The code looks like this:

if await save_events(messages):
    for message in message_list_chunk:
        await message.ack()
else:
    self.failed_messages.extend(messages)
kimdre commented 5 months ago

Update: The issue only occurs in a docker swarm cluster. Using a normal docker or a normal rabbitmq instance works fine.

Elli-Rid commented 5 months ago

Hey @kimdre did you notice if messages would start build up after consumer(s) stuck? Also, if there is a specific message size limit at which point the issue persistently occurs?

kimdre commented 5 months ago

Hi, yes the publisherstill worked so new messages were building up in the queue while the consumers didn't do anything despite being connected. The size/amount was pretty random, I could not find a common pattern there unfortunately.

Elli-Rid commented 3 months ago

I've seen something similar that was caused by MTU size mismatch along the networking route so once a message that was larger than 8500 bytes arrives RabbitMQ connection gets stuck forever.

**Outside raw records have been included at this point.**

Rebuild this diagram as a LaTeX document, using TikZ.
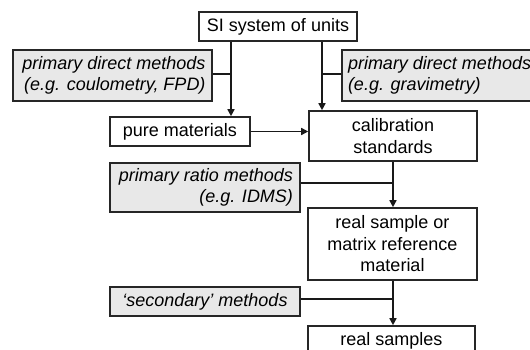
\documentclass[tikz,border=0pt]{standalone}
\usepackage{fontspec}
\setmainfont{Liberation Sans}
\usetikzlibrary{arrows.meta}
\begin{document}
\begin{tikzpicture}[x=1pt,y=-1pt,
  font=\fontsize{18}{21.5}\selectfont,
  box/.style={draw=black!85,line width=1.6pt,fill=white,inner sep=0pt,align=center},
  gbox/.style={draw=black!85,line width=1.6pt,fill=black!9,inner sep=0pt,font=\fontsize{18}{21.5}\selectfont\itshape},
  conn/.style={line width=1.6pt,draw=black!90},
  arr/.style={conn,-{Triangle[length=7pt,width=7pt]}}]
\useasboundingbox (0,0) rectangle (530,350);
\clip (0,0) rectangle (530,350);
\node[box,minimum width=158pt,minimum height=29pt] (si) at (278,26.5) {SI system of units};
\node[gbox,minimum width=199pt,minimum height=51pt,text width=186pt,align=flush right] (lg) at (112.5,75.5) {primary direct methods\\(e.g. coulometry, FPD)};
\node[gbox,minimum width=204pt,minimum height=51pt,text width=192pt,align=flush left] (rg) at (444,75.5) {primary direct methods\\(e.g. gravimetry)};
\node[box,minimum width=140pt,minimum height=29pt] (pm) at (180,131.5) {pure materials};
\node[box,minimum width=168pt,minimum height=50pt] (cs) at (393,136) {calibration\\standards};
\node[gbox,minimum width=190pt,minimum height=49pt,text width=176pt,align=flush right] (pr) at (205,187.5) {primary ratio methods\\(e.g. IDMS)};
\node[box,minimum width=169pt,minimum height=72pt] (rs) at (392.5,244) {real sample or\\matrix reference\\material};
\node[gbox,minimum width=190pt,minimum height=29pt,align=center] (sm) at (205,301.5) {‘secondary’ methods};
\node[box,minimum width=167pt,minimum height=29pt] (rr) at (391.5,340.5) {real samples};
\coordinate (j1) at (231,74);
\coordinate (j2) at (322,74);
\coordinate (j3) at (393,183);
\coordinate (j4) at (393,299);
\draw[arr] (si.south -| j1) -- (pm.north -| j1);
\draw[conn] (lg.east |- j1) -- (j1);
\draw[arr] (si.south -| j2) -- (cs.north -| j2);
\draw[conn] (rg.west |- j2) -- (j2);
\draw[arr] (pm.east) -- (cs.west |- pm.east);
\draw[arr] (cs.south -| j3) -- (rs.north -| j3);
\draw[conn] (pr.east |- j3) -- (j3);
\draw[arr] (rs.south -| j4) -- (rr.north -| j4);
\draw[conn] (sm.east |- j4) -- (j4);
\end{tikzpicture}
\end{document}
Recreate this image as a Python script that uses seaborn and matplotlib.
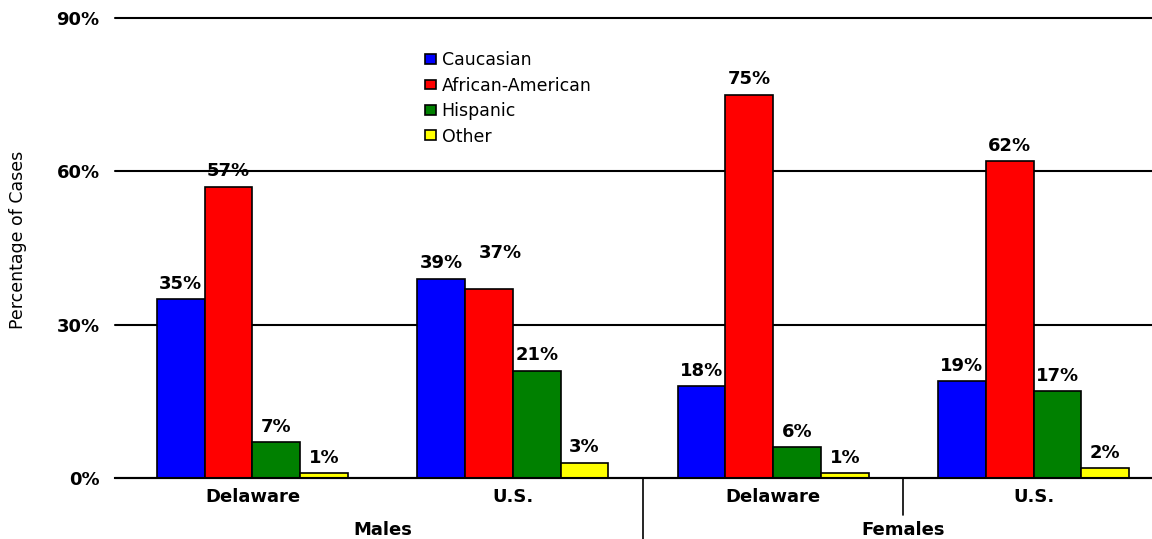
import matplotlib
matplotlib.use("Agg")
import matplotlib.pyplot as plt
from matplotlib.patches import Patch
import seaborn as sns
import pandas as pd

# Case shares (%) by sex, location and race/ethnicity
groups = ["Males Delaware", "Males U.S.", "Females Delaware", "Females U.S."]
tick_labels = ["Delaware", "U.S.", "Delaware", "U.S."]
sex_labels = ["Males", "Females"]
races = ["Caucasian", "African-American", "Hispanic", "Other"]
caucasian = [35, 39, 18, 19]
african_american = [57, 37, 75, 62]
hispanic = [7, 21, 6, 17]
other = [1, 3, 1, 2]
colors = ["#0000FF", "#FF0000", "#008000", "#FFFF00"]
y_ticks = [0, 30, 60, 90]

series = [caucasian, african_american, hispanic, other]
rows = []
for race, vals in zip(races, series):
    for g, v in zip(groups, vals):
        rows.append({"group": g, "race": race, "pct": v})
df = pd.DataFrame(rows)

sns.set_theme(style="white")
plt.rcParams["font.family"] = ["DejaVu Sans"]
plt.rcParams.update({"text.color": "black", "axes.labelcolor": "black",
                     "xtick.color": "black", "ytick.color": "black"})

fig = plt.figure(figsize=(11.52, 5.39), dpi=100)
ax = fig.add_axes([115 / 1152, 61 / 539, 1037 / 1152, 460 / 539])

sns.barplot(data=df, x="group", y="pct", hue="race", order=groups,
            hue_order=races, palette=colors, width=0.734, edgecolor="black",
            linewidth=1.2, saturation=1, legend=False, ax=ax, zorder=3)

label_pad = 4.5
for race, cont in zip(races, ax.containers):
    anns = ax.bar_label(cont, fmt="%d%%", padding=label_pad, fontsize=13,
                        fontweight="bold", color="black")
    if race == "African-American":
        # lift the Males U.S. label clear of its taller neighbour's label
        anns[1].xyann = (8, label_pad + 15)

ax.set_ylim(0, 90)
ax.set_xlim(-0.528, 3.455)
ax.set_yticks(y_ticks)
ax.set_yticklabels([f"{t}%" for t in y_ticks], fontsize=13, fontweight="bold")
ax.set_xticks(range(len(groups)))
ax.set_xticklabels(tick_labels, fontsize=13, fontweight="bold")
ax.tick_params(axis="y", length=0, pad=11)
ax.tick_params(axis="x", length=0, pad=7)
ax.set_xlabel("")
ax.set_ylabel("Percentage of Cases", fontsize=12.5)
ax.yaxis.set_label_coords(-0.085, 0.517)

ax.yaxis.grid(True, color="black", linewidth=1.5)
for gl in ax.get_ygridlines():
    gl.set_clip_on(False)
ax.set_axisbelow(True)
for side in ["left", "right", "top"]:
    ax.spines[side].set_visible(False)
ax.spines["bottom"].set_color("black")
ax.spines["bottom"].set_linewidth(1.5)
ax.spines["bottom"].set_zorder(5)

# Separators under the category axis
trans = ax.get_xaxis_transform()
ax.plot([1.5, 1.5], [0, -0.135], transform=trans, color="black",
        linewidth=1.2, clip_on=False)
ax.plot([2.5, 2.5], [0, -0.08], transform=trans, color="black",
        linewidth=1.2, clip_on=False)

for x, lab in zip([0.5, 2.5], sex_labels):
    ax.text(x, -0.113, lab, transform=trans, ha="center", va="center",
            fontsize=13, fontweight="bold")

handles = [Patch(facecolor=c, edgecolor="black", linewidth=1.2) for c in colors]
fig.legend(handles, races, loc="upper left", bbox_to_anchor=(0.369, 0.905),
           frameon=False, fontsize=12.5, handlelength=0.65, handleheight=0.5,
           handletextpad=0.3, labelspacing=0.43, borderpad=0, borderaxespad=0,
           labelcolor="black")

fig.savefig("out.png", dpi=100)
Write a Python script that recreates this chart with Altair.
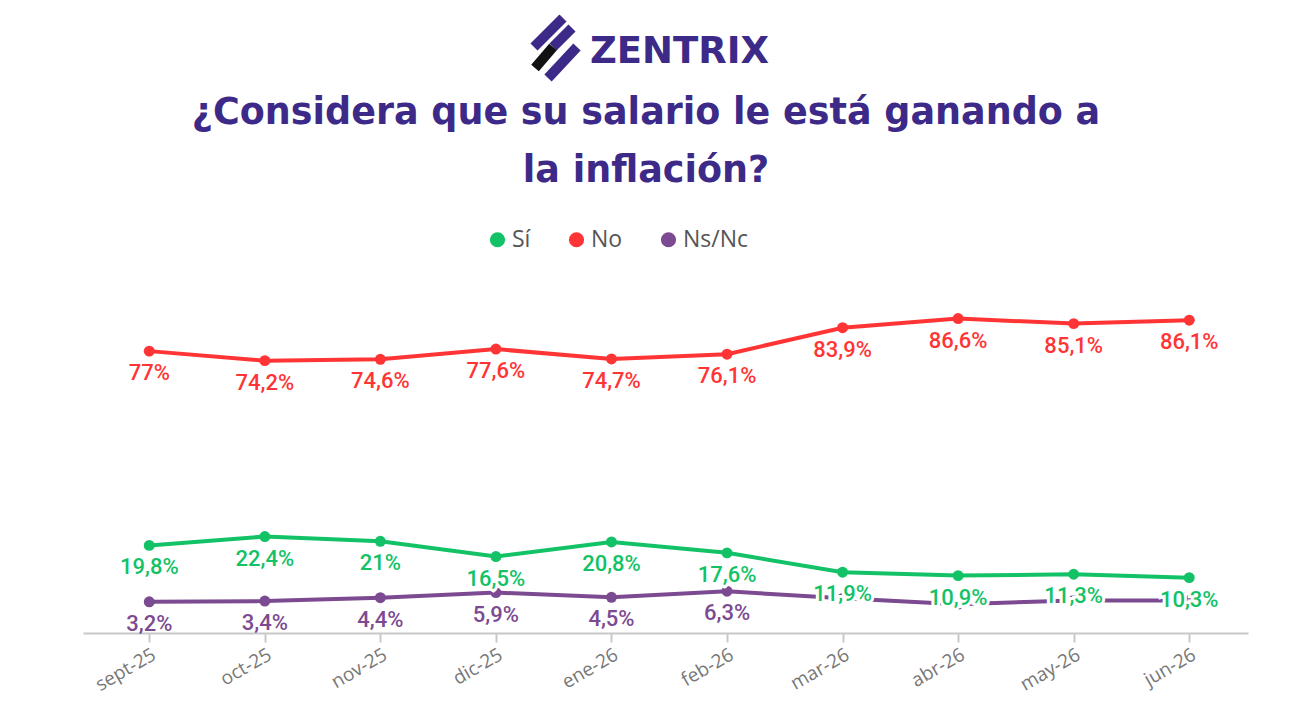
import altair as alt
import pandas as pd

meses = ['sept-25', 'oct-25', 'nov-25', 'dic-25', 'ene-26', 'feb-26',
         'mar-26', 'abr-26', 'may-26', 'jun-26']
si = [19.8, 22.4, 21.0, 16.5, 20.8, 17.6, 11.9, 10.9, 11.3, 10.3]
no = [77.0, 74.2, 74.6, 77.6, 74.7, 76.1, 83.9, 86.6, 85.1, 86.1]
nsnc = [3.2, 3.4, 4.4, 5.9, 4.5, 6.3, 4.2, 2.5, 3.6, 3.6]
# Ns/Nc labels that stay visible (the later ones sit under the Sí labels)
meses_nsnc_visibles = meses[:6]

series = ['Sí', 'No', 'Ns/Nc']
colores = ['#13c266', '#ff3535', '#7c4a90']
PURPLE = '#3d2a88'


def fmt(v):
    return f'{v:g}'.replace('.', ',') + '%'


rows = []
for nombre, vals in zip(series, [si, no, nsnc]):
    for m, v in zip(meses, vals):
        rows.append({'mes': m, 'serie': nombre, 'valor': v, 'label': fmt(v)})
data = pd.DataFrame(rows)

x_enc = alt.X('mes:N', sort=meses,
              scale=alt.Scale(type='point', padding=0.541, align=0.53),
              axis=alt.Axis(title=None, labelAngle=-30, labelFontSize=19,
                            labelFont='Open Sans', labelColor='#777',
                            domainColor='#c8c8c8', domainWidth=2,
                            tickColor='#c8c8c8', tickWidth=2, tickSize=9,
                            labelPadding=3, grid=False))
y_enc = alt.Y('valor:Q', scale=alt.Scale(domain=[-6, 95]), axis=None)
color_scale = alt.Scale(domain=series, range=colores)

base = alt.Chart(data).encode(x=x_enc, y=y_enc)

lines = base.mark_line(strokeWidth=4).encode(
    color=alt.Color('serie:N', scale=color_scale, legend=None)
)

points = base.mark_circle(size=120, opacity=1).encode(
    color=alt.Color('serie:N', scale=color_scale,
                    legend=alt.Legend(orient='none', legendX=403, legendY=-62,
                                      direction='horizontal', title=None,
                                      symbolType='circle', symbolSize=230,
                                      labelFontSize=23, labelFont='Open Sans',
                                      labelColor='#555', columnPadding=34,
                                      symbolStrokeWidth=0, labelOffset=3))
)

txt = dict(dy=22, fontSize=22, font='Roboto', fontWeight=500)

lbl_p = base.mark_text(color=colores[2], **txt).encode(text='label:N').transform_filter(
    alt.datum.serie == 'Ns/Nc').transform_filter(
    alt.FieldOneOfPredicate(field='mes', oneOf=meses_nsnc_visibles))
halo_g = base.mark_text(color='white', stroke='white', strokeWidth=6, **txt).encode(
    text='label:N').transform_filter(alt.datum.serie == 'Sí')
lbl_g = base.mark_text(color=colores[0], **txt).encode(text='label:N').transform_filter(
    alt.datum.serie == 'Sí')
lbl_r = base.mark_text(color=colores[1], **txt).encode(text='label:N').transform_filter(
    alt.datum.serie == 'No')

one = pd.DataFrame({'k': [0]})

titulo = alt.Chart(one).mark_text(
    font='DejaVu Sans', fontWeight='bold', fontSize=36.5, color=PURPLE,
    align='center', baseline='middle', lineHeight=58
).encode(
    x=alt.value(563), y=alt.value(-177),
    text=alt.value(['¿Considera que su salario le está ganando a', 'la inflación?'])
)

logo_txt = alt.Chart(one).mark_text(
    font='DejaVu Sans', fontWeight='bold', fontSize=37, color=PURPLE,
    align='left', baseline='middle'
).encode(x=alt.value(507), y=alt.value(-238), text=alt.value('ZENTRIX'))

logo_segs = pd.DataFrame({
    'x1': [480, 489, 470, 494],
    'y1': [-272, -262, -243, -243],
    'x2': [451, 470, 452, 465],
    'y2': [-243, -243, -222, -212],
    'c': ['p', 'p', 'k', 'p'],
})
logo = alt.Chart(logo_segs).mark_rule(strokeWidth=10, strokeCap='butt').encode(
    x=alt.X('x1:Q', scale=None), y=alt.Y('y1:Q', scale=None),
    x2='x2:Q', y2='y2:Q',
    color=alt.Color('c:N', scale=alt.Scale(domain=['p', 'k'], range=[PURPLE, '#111']),
                    legend=None)
)

chart = alt.layer(
    lines, points, lbl_p, halo_g, lbl_g, lbl_r, titulo, logo_txt, logo
).resolve_scale(color='independent').properties(
    width=1165, height=343,
    autosize=alt.AutoSizeParams(type='none'),
    padding={'left': 75, 'top': 282, 'right': 36, 'bottom': 80},
    background='white'
).configure_view(stroke=None)

chart.save("out.html", embed_options={"renderer": "svg", "actions": False})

The solution was to configure proper peering connection as it was purely an infrastructure thing (AWS). This docs from AWS describes well what was happening: https://docs.aws.amazon.com/vpc/latest/tgw/transit-gateway-quotas.html#mtu-quotas

The MTU of a network connection is the size, in bytes, of the largest permissible packet that can be passed over the connection. The larger the MTU of a connection, the more data that can be passed in a single packet. A transit gateway supports an MTU of 8500 bytes for traffic between VPCs, AWS Direct Connect, Transit Gateway Connect, and peering attachments. Traffic over VPN connections can have an MTU of 1500 bytes.

When migrating from VPC peering to use a transit gateway, an MTU size mismatch between VPC peering and the transit gateway might result in some asymmetric traffic packets dropping. Update both VPCs at the same time to avoid jumbo packets dropping due to a size mismatch.

Packets with a size larger than 8500 bytes that arrive at the transit gateway are dropped.